Collected material →
-=-=-
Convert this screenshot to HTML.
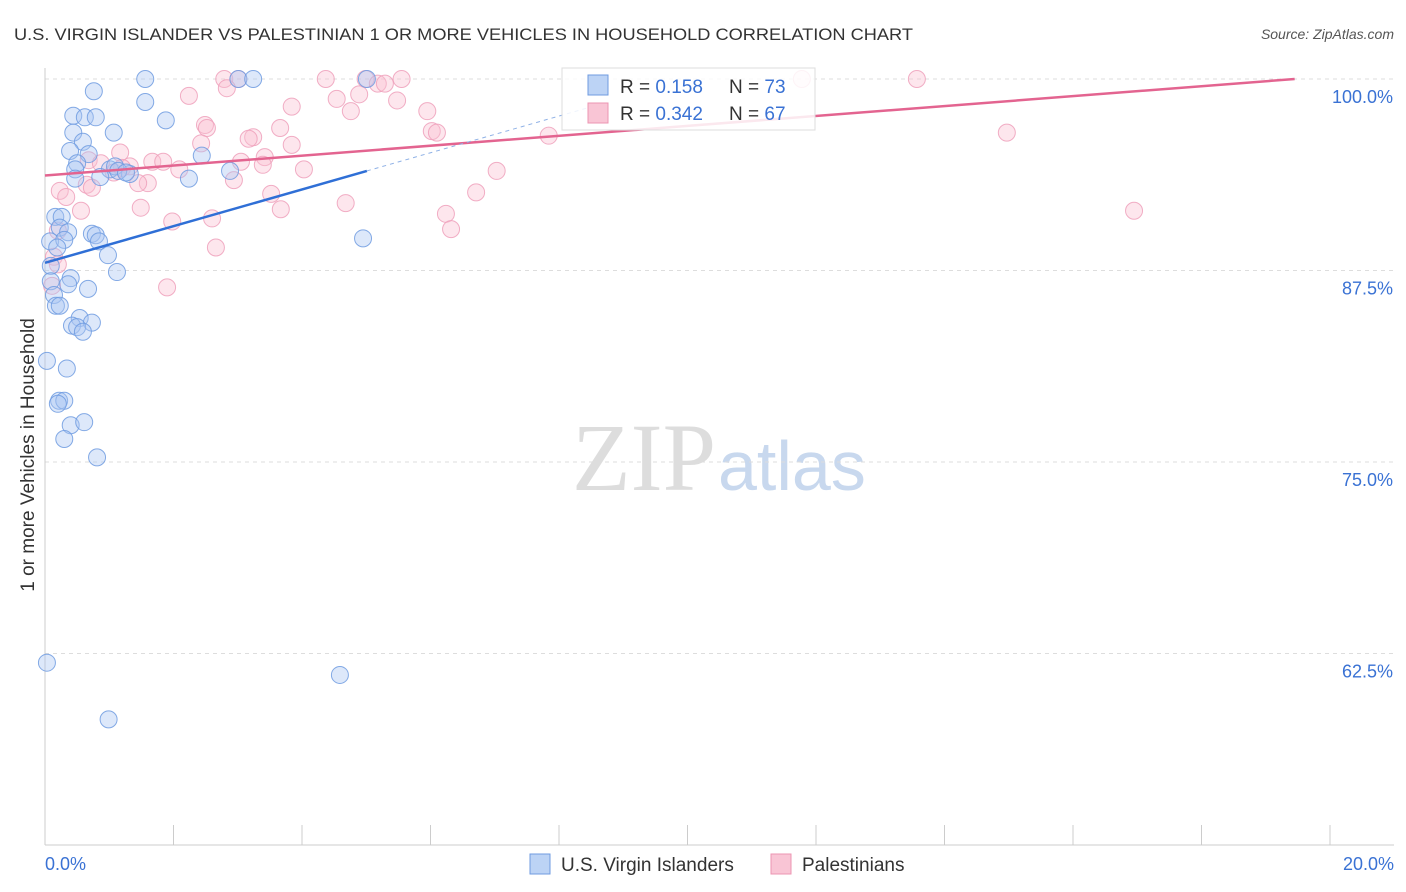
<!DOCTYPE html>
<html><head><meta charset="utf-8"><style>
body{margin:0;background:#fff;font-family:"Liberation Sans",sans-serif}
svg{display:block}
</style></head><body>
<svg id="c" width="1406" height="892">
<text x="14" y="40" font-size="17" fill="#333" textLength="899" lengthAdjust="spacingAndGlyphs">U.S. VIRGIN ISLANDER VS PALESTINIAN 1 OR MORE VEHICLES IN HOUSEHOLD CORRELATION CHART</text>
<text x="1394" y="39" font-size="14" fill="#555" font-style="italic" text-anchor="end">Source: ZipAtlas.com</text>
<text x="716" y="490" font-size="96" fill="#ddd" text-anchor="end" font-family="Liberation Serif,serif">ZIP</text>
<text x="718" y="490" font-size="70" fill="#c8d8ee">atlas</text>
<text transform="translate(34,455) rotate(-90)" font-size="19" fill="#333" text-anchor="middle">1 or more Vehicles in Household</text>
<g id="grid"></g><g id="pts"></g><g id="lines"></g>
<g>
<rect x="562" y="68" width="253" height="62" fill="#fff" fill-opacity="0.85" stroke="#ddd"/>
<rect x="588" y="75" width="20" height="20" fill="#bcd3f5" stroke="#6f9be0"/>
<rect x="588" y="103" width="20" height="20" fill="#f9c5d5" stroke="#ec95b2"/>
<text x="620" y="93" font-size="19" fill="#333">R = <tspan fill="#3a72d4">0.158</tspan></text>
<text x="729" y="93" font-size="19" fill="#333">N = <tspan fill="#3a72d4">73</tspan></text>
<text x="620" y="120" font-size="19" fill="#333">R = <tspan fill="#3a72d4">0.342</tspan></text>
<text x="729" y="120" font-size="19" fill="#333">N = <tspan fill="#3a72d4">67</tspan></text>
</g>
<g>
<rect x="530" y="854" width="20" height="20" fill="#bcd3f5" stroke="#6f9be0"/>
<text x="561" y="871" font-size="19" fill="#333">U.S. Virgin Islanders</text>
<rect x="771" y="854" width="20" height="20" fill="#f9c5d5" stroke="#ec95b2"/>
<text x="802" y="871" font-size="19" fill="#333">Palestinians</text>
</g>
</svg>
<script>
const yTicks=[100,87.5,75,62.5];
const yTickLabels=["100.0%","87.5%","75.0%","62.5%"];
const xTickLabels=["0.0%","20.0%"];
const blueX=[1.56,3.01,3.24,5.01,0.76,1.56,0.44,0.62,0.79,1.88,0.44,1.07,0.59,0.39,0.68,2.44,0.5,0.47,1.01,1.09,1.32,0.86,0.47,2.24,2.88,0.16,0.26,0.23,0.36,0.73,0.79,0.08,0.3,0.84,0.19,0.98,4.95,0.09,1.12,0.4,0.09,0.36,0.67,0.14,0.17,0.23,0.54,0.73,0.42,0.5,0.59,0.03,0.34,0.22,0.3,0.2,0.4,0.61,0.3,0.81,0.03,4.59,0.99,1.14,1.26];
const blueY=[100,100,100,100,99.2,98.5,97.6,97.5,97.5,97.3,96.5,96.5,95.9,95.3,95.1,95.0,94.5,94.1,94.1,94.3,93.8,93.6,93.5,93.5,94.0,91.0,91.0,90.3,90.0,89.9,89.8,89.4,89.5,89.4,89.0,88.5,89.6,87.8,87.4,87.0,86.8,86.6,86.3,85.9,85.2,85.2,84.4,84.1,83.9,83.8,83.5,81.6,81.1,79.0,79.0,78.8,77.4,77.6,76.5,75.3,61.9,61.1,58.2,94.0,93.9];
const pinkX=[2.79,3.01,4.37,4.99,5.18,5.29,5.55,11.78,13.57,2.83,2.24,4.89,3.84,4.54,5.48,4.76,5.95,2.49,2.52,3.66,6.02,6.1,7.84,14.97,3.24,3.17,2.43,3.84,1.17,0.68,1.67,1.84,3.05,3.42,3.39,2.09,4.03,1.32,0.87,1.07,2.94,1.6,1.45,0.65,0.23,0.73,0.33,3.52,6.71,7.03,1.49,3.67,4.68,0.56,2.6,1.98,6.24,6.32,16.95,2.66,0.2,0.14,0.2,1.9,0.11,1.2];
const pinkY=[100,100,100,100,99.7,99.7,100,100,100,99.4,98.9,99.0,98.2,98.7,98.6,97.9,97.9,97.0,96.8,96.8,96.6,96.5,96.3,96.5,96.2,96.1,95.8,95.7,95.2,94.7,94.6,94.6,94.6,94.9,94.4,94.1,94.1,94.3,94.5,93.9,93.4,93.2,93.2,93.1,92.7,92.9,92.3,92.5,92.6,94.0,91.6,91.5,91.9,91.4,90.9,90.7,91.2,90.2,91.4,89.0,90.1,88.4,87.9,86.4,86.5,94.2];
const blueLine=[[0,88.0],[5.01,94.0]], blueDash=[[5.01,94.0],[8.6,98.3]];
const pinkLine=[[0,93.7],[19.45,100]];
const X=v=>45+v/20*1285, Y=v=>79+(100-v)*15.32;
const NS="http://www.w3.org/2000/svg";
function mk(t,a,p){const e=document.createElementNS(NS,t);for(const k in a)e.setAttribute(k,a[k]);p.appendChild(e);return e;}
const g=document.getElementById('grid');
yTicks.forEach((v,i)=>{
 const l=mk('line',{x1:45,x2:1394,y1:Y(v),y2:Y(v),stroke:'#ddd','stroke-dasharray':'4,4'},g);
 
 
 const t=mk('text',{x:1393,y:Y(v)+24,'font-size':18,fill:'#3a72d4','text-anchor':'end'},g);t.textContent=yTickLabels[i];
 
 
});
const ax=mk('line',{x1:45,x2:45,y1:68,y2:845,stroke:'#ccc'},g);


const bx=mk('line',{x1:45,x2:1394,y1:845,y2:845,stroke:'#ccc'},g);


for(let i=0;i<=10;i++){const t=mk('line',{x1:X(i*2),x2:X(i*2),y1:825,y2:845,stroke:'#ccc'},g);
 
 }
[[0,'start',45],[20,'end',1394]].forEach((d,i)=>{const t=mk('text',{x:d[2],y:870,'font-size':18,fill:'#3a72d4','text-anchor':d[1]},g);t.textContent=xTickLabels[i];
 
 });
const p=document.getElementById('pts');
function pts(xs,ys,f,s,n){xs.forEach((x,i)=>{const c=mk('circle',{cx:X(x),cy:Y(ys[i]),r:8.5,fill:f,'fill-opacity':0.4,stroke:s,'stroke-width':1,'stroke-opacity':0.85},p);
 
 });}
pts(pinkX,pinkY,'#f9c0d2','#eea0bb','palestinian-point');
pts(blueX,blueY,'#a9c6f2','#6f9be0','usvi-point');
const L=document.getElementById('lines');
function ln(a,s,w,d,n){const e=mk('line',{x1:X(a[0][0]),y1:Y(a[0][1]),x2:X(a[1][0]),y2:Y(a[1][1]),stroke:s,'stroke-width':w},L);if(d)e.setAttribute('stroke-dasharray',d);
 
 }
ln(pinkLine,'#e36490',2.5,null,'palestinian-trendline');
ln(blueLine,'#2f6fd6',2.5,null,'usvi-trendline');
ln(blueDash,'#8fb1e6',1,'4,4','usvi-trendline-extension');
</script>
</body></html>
-=-=-
Request →
Reproduce the material word for word, minus the images.

Task output →
Convert this screenshot to HTML.
<!DOCTYPE html>
<html><head><meta charset="utf-8"><style>
body{margin:0;background:#fff;font-family:"Liberation Sans",sans-serif}
svg{display:block}
</style></head><body>
<svg id="c" width="1406" height="892">
<text x="14" y="40" font-size="17" fill="#333" textLength="899" lengthAdjust="spacingAndGlyphs">U.S. VIRGIN ISLANDER VS PALESTINIAN 1 OR MORE VEHICLES IN HOUSEHOLD CORRELATION CHART</text>
<text x="1394" y="39" font-size="14" fill="#555" font-style="italic" text-anchor="end">Source: ZipAtlas.com</text>
<text x="716" y="490" font-size="96" fill="#ddd" text-anchor="end" font-family="Liberation Serif,serif">ZIP</text>
<text x="718" y="490" font-size="70" fill="#c8d8ee">atlas</text>
<text transform="translate(34,455) rotate(-90)" font-size="19" fill="#333" text-anchor="middle">1 or more Vehicles in Household</text>
<g id="grid"></g><g id="pts"></g><g id="lines"></g>
<g>
<rect x="562" y="68" width="253" height="62" fill="#fff" fill-opacity="0.85" stroke="#ddd"/>
<rect x="588" y="75" width="20" height="20" fill="#bcd3f5" stroke="#6f9be0"/>
<rect x="588" y="103" width="20" height="20" fill="#f9c5d5" stroke="#ec95b2"/>
<text x="620" y="93" font-size="19" fill="#333">R = <tspan fill="#3a72d4">0.158</tspan></text>
<text x="729" y="93" font-size="19" fill="#333">N = <tspan fill="#3a72d4">73</tspan></text>
<text x="620" y="120" font-size="19" fill="#333">R = <tspan fill="#3a72d4">0.342</tspan></text>
<text x="729" y="120" font-size="19" fill="#333">N = <tspan fill="#3a72d4">67</tspan></text>
</g>
<g>
<rect x="530" y="854" width="20" height="20" fill="#bcd3f5" stroke="#6f9be0"/>
<text x="561" y="871" font-size="19" fill="#333">U.S. Virgin Islanders</text>
<rect x="771" y="854" width="20" height="20" fill="#f9c5d5" stroke="#ec95b2"/>
<text x="802" y="871" font-size="19" fill="#333">Palestinians</text>
</g>
</svg>
<script>
const yTicks=[100,87.5,75,62.5];
const yTickLabels=["100.0%","87.5%","75.0%","62.5%"];
const xTickLabels=["0.0%","20.0%"];
const blueX=[1.56,3.01,3.24,5.01,0.76,1.56,0.44,0.62,0.79,1.88,0.44,1.07,0.59,0.39,0.68,2.44,0.5,0.47,1.01,1.09,1.32,0.86,0.47,2.24,2.88,0.16,0.26,0.23,0.36,0.73,0.79,0.08,0.3,0.84,0.19,0.98,4.95,0.09,1.12,0.4,0.09,0.36,0.67,0.14,0.17,0.23,0.54,0.73,0.42,0.5,0.59,0.03,0.34,0.22,0.3,0.2,0.4,0.61,0.3,0.81,0.03,4.59,0.99,1.14,1.26];
const blueY=[100,100,100,100,99.2,98.5,97.6,97.5,97.5,97.3,96.5,96.5,95.9,95.3,95.1,95.0,94.5,94.1,94.1,94.3,93.8,93.6,93.5,93.5,94.0,91.0,91.0,90.3,90.0,89.9,89.8,89.4,89.5,89.4,89.0,88.5,89.6,87.8,87.4,87.0,86.8,86.6,86.3,85.9,85.2,85.2,84.4,84.1,83.9,83.8,83.5,81.6,81.1,79.0,79.0,78.8,77.4,77.6,76.5,75.3,61.9,61.1,58.2,94.0,93.9];
const pinkX=[2.79,3.01,4.37,4.99,5.18,5.29,5.55,11.78,13.57,2.83,2.24,4.89,3.84,4.54,5.48,4.76,5.95,2.49,2.52,3.66,6.02,6.1,7.84,14.97,3.24,3.17,2.43,3.84,1.17,0.68,1.67,1.84,3.05,3.42,3.39,2.09,4.03,1.32,0.87,1.07,2.94,1.6,1.45,0.65,0.23,0.73,0.33,3.52,6.71,7.03,1.49,3.67,4.68,0.56,2.6,1.98,6.24,6.32,16.95,2.66,0.2,0.14,0.2,1.9,0.11,1.2];
const pinkY=[100,100,100,100,99.7,99.7,100,100,100,99.4,98.9,99.0,98.2,98.7,98.6,97.9,97.9,97.0,96.8,96.8,96.6,96.5,96.3,96.5,96.2,96.1,95.8,95.7,95.2,94.7,94.6,94.6,94.6,94.9,94.4,94.1,94.1,94.3,94.5,93.9,93.4,93.2,93.2,93.1,92.7,92.9,92.3,92.5,92.6,94.0,91.6,91.5,91.9,91.4,90.9,90.7,91.2,90.2,91.4,89.0,90.1,88.4,87.9,86.4,86.5,94.2];
const blueLine=[[0,88.0],[5.01,94.0]], blueDash=[[5.01,94.0],[8.6,98.3]];
const pinkLine=[[0,93.7],[19.45,100]];
const X=v=>45+v/20*1285, Y=v=>79+(100-v)*15.32;
const NS="http://www.w3.org/2000/svg";
function mk(t,a,p){const e=document.createElementNS(NS,t);for(const k in a)e.setAttribute(k,a[k]);p.appendChild(e);return e;}
const g=document.getElementById('grid');
yTicks.forEach((v,i)=>{
 const l=mk('line',{x1:45,x2:1394,y1:Y(v),y2:Y(v),stroke:'#ddd','stroke-dasharray':'4,4'},g);
 
 
 const t=mk('text',{x:1393,y:Y(v)+24,'font-size':18,fill:'#3a72d4','text-anchor':'end'},g);t.textContent=yTickLabels[i];
 
 
});
const ax=mk('line',{x1:45,x2:45,y1:68,y2:845,stroke:'#ccc'},g);


const bx=mk('line',{x1:45,x2:1394,y1:845,y2:845,stroke:'#ccc'},g);


for(let i=0;i<=10;i++){const t=mk('line',{x1:X(i*2),x2:X(i*2),y1:825,y2:845,stroke:'#ccc'},g);
 
 }
[[0,'start',45],[20,'end',1394]].forEach((d,i)=>{const t=mk('text',{x:d[2],y:870,'font-size':18,fill:'#3a72d4','text-anchor':d[1]},g);t.textContent=xTickLabels[i];
 
 });
const p=document.getElementById('pts');
function pts(xs,ys,f,s,n){xs.forEach((x,i)=>{const c=mk('circle',{cx:X(x),cy:Y(ys[i]),r:8.5,fill:f,'fill-opacity':0.4,stroke:s,'stroke-width':1,'stroke-opacity':0.85},p);
 
 });}
pts(pinkX,pinkY,'#f9c0d2','#eea0bb','palestinian-point');
pts(blueX,blueY,'#a9c6f2','#6f9be0','usvi-point');
const L=document.getElementById('lines');
function ln(a,s,w,d,n){const e=mk('line',{x1:X(a[0][0]),y1:Y(a[0][1]),x2:X(a[1][0]),y2:Y(a[1][1]),stroke:s,'stroke-width':w},L);if(d)e.setAttribute('stroke-dasharray',d);
 
 }
ln(pinkLine,'#e36490',2.5,null,'palestinian-trendline');
ln(blueLine,'#2f6fd6',2.5,null,'usvi-trendline');
ln(blueDash,'#8fb1e6',1,'4,4','usvi-trendline-extension');
</script>
</body></html>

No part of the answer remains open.